**RAW RECORDS**
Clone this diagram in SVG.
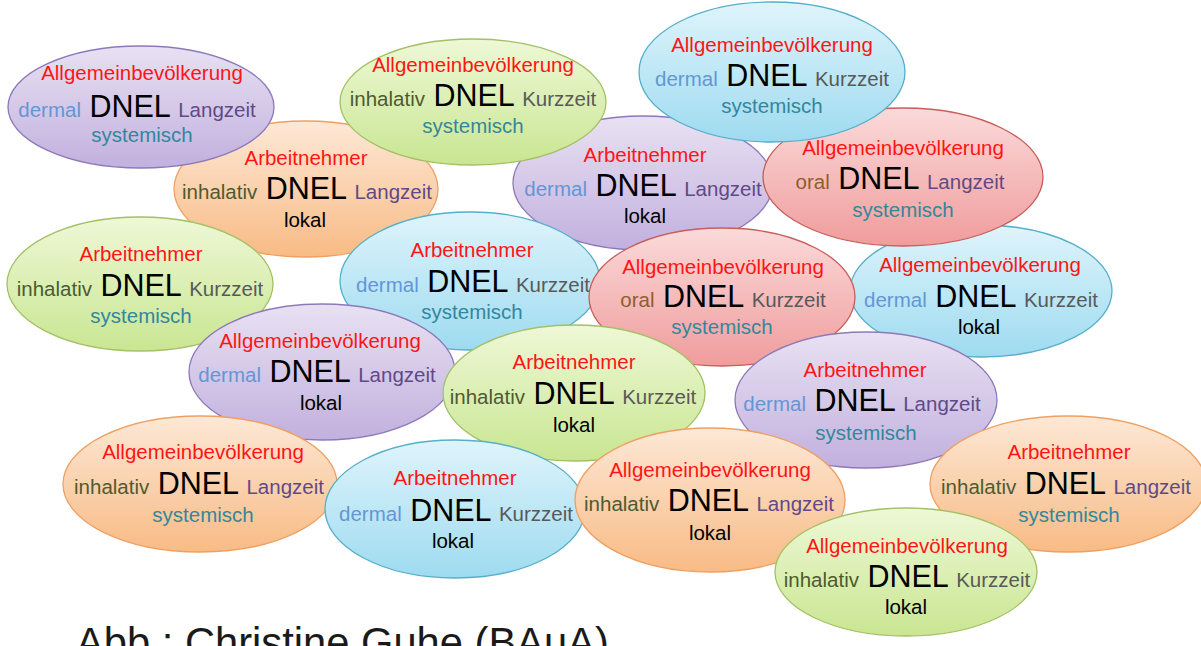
<svg xmlns="http://www.w3.org/2000/svg" width="1201" height="646" viewBox="0 0 1201 646">
<defs>
<linearGradient id="gP" x1="0" y1="0" x2="0" y2="1"><stop offset="0" stop-color="#e8e1f2"/><stop offset="1" stop-color="#c2b0de"/></linearGradient>
<linearGradient id="gG" x1="0" y1="0" x2="0" y2="1"><stop offset="0" stop-color="#eef8d6"/><stop offset="1" stop-color="#c9e692"/></linearGradient>
<linearGradient id="gC" x1="0" y1="0" x2="0" y2="1"><stop offset="0" stop-color="#dff4fb"/><stop offset="1" stop-color="#9edbf0"/></linearGradient>
<linearGradient id="gO" x1="0" y1="0" x2="0" y2="1"><stop offset="0" stop-color="#fde8d6"/><stop offset="1" stop-color="#f8bb85"/></linearGradient>
<linearGradient id="gR" x1="0" y1="0" x2="0" y2="1"><stop offset="0" stop-color="#fbdada"/><stop offset="1" stop-color="#f09c9c"/></linearGradient>
<style>
.P{fill:url(#gP);stroke:#8c79b9;stroke-width:1.3}
.G{fill:url(#gG);stroke:#a3c066;stroke-width:1.3}
.C{fill:url(#gC);stroke:#55afc8;stroke-width:1.3}
.O{fill:url(#gO);stroke:#eea062;stroke-width:1.3}
.R{fill:url(#gR);stroke:#c65e5c;stroke-width:1.3}
text{font-family:"Liberation Sans",Arial,sans-serif;text-anchor:middle;font-size:20.5px}
.t{fill:#ff1515}
.m{font-size:30.5px;fill:#000}
.s{font-size:20.5px}
.de{fill:#6496d6}
.in{fill:#4e5a30}
.or{fill:#8e5e2e}
.la{fill:#5f4a87}
.ku{fill:#595959}
.sy{fill:#33879c}
.lo{fill:#000}
.cap{font-size:41.7px;fill:#1a1a1a;text-anchor:start}
</style>
</defs>
<g id="connectors"/>
<g id="n10"><ellipse class="C" cx="981" cy="291" rx="131" ry="66"/><text class="t" x="980" y="272">Allgemeinbevölkerung</text><text class="m" x="981" y="307"><tspan class="s de">dermal</tspan> DNEL <tspan class="s ku">Kurzzeit</tspan></text><text class="lo" x="979" y="334">lokal</text></g>
<g id="n4"><ellipse class="O" cx="306" cy="189" rx="132" ry="68"/><text class="t" x="306" y="165">Arbeitnehmer</text><text class="m" x="307" y="199"><tspan class="s in">inhalativ</tspan> DNEL <tspan class="s la">Langzeit</tspan></text><text class="lo" x="305" y="227">lokal</text></g>
<g id="n5"><ellipse class="P" cx="643" cy="183" rx="130" ry="67"/><text class="t" x="645" y="162">Arbeitnehmer</text><text class="m" x="643" y="196"><tspan class="s de">dermal</tspan> DNEL <tspan class="s la">Langzeit</tspan></text><text class="lo" x="645" y="223">lokal</text></g>
<g id="n6"><ellipse class="R" cx="903" cy="177" rx="140" ry="69"/><text class="t" x="903" y="155">Allgemeinbevölkerung</text><text class="m" x="900" y="189"><tspan class="s or">oral</tspan> DNEL <tspan class="s la">Langzeit</tspan></text><text class="sy" x="903" y="217">systemisch</text></g>
<g id="n1"><ellipse class="P" cx="141" cy="107" rx="133" ry="61"/><text class="t" x="142" y="80">Allgemeinbevölkerung</text><text class="m" x="137" y="117"><tspan class="s de">dermal</tspan> DNEL <tspan class="s la">Langzeit</tspan></text><text class="sy" x="142" y="142">systemisch</text></g>
<g id="n2"><ellipse class="G" cx="473" cy="102" rx="133" ry="63"/><text class="t" x="473" y="72">Allgemeinbevölkerung</text><text class="m" x="473" y="106"><tspan class="s in">inhalativ</tspan> DNEL <tspan class="s ku">Kurzzeit</tspan></text><text class="sy" x="473" y="133">systemisch</text></g>
<g id="n3"><ellipse class="C" cx="772" cy="72" rx="133" ry="70"/><text class="t" x="772" y="52">Allgemeinbevölkerung</text><text class="m" x="772" y="86"><tspan class="s de">dermal</tspan> DNEL <tspan class="s ku">Kurzzeit</tspan></text><text class="sy" x="772" y="113">systemisch</text></g>
<g id="n7"><ellipse class="G" cx="140" cy="284" rx="133" ry="67"/><text class="t" x="141" y="261">Arbeitnehmer</text><text class="m" x="140" y="296"><tspan class="s in">inhalativ</tspan> DNEL <tspan class="s ku">Kurzzeit</tspan></text><text class="sy" x="141" y="323">systemisch</text></g>
<g id="n8"><ellipse class="C" cx="470" cy="281" rx="130" ry="69"/><text class="t" x="472" y="257">Arbeitnehmer</text><text class="m" x="473" y="292"><tspan class="s de">dermal</tspan> DNEL <tspan class="s ku">Kurzzeit</tspan></text><text class="sy" x="472" y="319">systemisch</text></g>
<g id="n9"><ellipse class="R" cx="722" cy="297" rx="133" ry="69"/><text class="t" x="723" y="274">Allgemeinbevölkerung</text><text class="m" x="723" y="307"><tspan class="s or">oral</tspan> DNEL <tspan class="s ku">Kurzzeit</tspan></text><text class="sy" x="722" y="334">systemisch</text></g>
<g id="n11"><ellipse class="P" cx="322" cy="372" rx="133" ry="68"/><text class="t" x="320" y="348">Allgemeinbevölkerung</text><text class="m" x="317" y="382"><tspan class="s de">dermal</tspan> DNEL <tspan class="s la">Langzeit</tspan></text><text class="lo" x="321" y="410">lokal</text></g>
<g id="n12"><ellipse class="G" cx="574" cy="393" rx="131" ry="68"/><text class="t" x="574" y="369">Arbeitnehmer</text><text class="m" x="573" y="404"><tspan class="s in">inhalativ</tspan> DNEL <tspan class="s ku">Kurzzeit</tspan></text><text class="lo" x="574" y="432">lokal</text></g>
<g id="n13"><ellipse class="P" cx="866" cy="400" rx="131" ry="68"/><text class="t" x="865" y="377">Arbeitnehmer</text><text class="m" x="862" y="411"><tspan class="s de">dermal</tspan> DNEL <tspan class="s la">Langzeit</tspan></text><text class="sy" x="866" y="440">systemisch</text></g>
<g id="n14"><ellipse class="O" cx="200" cy="484" rx="137" ry="68"/><text class="t" x="203" y="459">Allgemeinbevölkerung</text><text class="m" x="199" y="494"><tspan class="s in">inhalativ</tspan> DNEL <tspan class="s la">Langzeit</tspan></text><text class="sy" x="203" y="522">systemisch</text></g>
<g id="n15"><ellipse class="C" cx="455" cy="509" rx="130" ry="69"/><text class="t" x="455" y="485">Arbeitnehmer</text><text class="m" x="456" y="521"><tspan class="s de">dermal</tspan> DNEL <tspan class="s ku">Kurzzeit</tspan></text><text class="lo" x="453" y="548">lokal</text></g>
<g id="n16"><ellipse class="O" cx="710" cy="500" rx="135" ry="72"/><text class="t" x="710" y="477">Allgemeinbevölkerung</text><text class="m" x="709" y="511"><tspan class="s in">inhalativ</tspan> DNEL <tspan class="s la">Langzeit</tspan></text><text class="lo" x="710" y="540">lokal</text></g>
<g id="n17"><ellipse class="O" cx="1068" cy="484" rx="138" ry="68"/><text class="t" x="1069" y="459">Arbeitnehmer</text><text class="m" x="1066" y="494"><tspan class="s in">inhalativ</tspan> DNEL <tspan class="s la">Langzeit</tspan></text><text class="sy" x="1069" y="522">systemisch</text></g>
<g id="n18"><ellipse class="G" cx="906" cy="572" rx="131" ry="64"/><text class="t" x="907" y="553">Allgemeinbevölkerung</text><text class="m" x="907" y="587"><tspan class="s in">inhalativ</tspan> DNEL <tspan class="s ku">Kurzzeit</tspan></text><text class="lo" x="906" y="614">lokal</text></g>
<text class="cap" x="76" y="657">Abb.: Christine Guhe (BAuA)</text>
</svg>
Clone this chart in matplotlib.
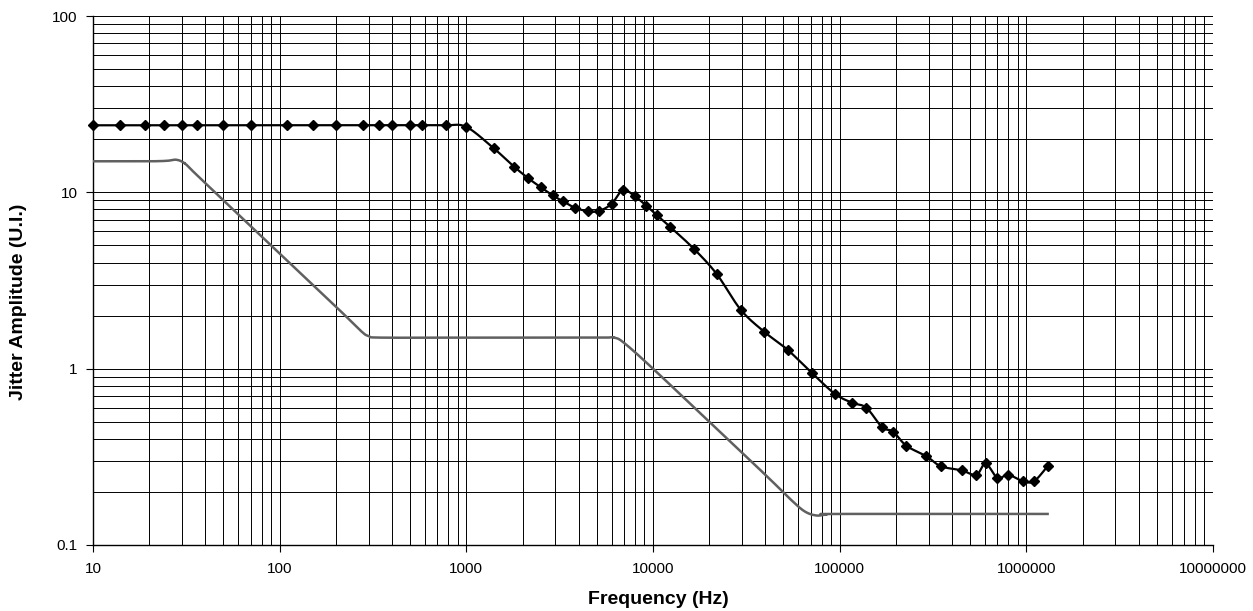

**OBJECTIVE**
Track down all lines above with the string "Clone" and copy them.

**ANSWER TO THE EXERCISE**
Clone this diagram in SVG.
Clone this chart in matplotlib.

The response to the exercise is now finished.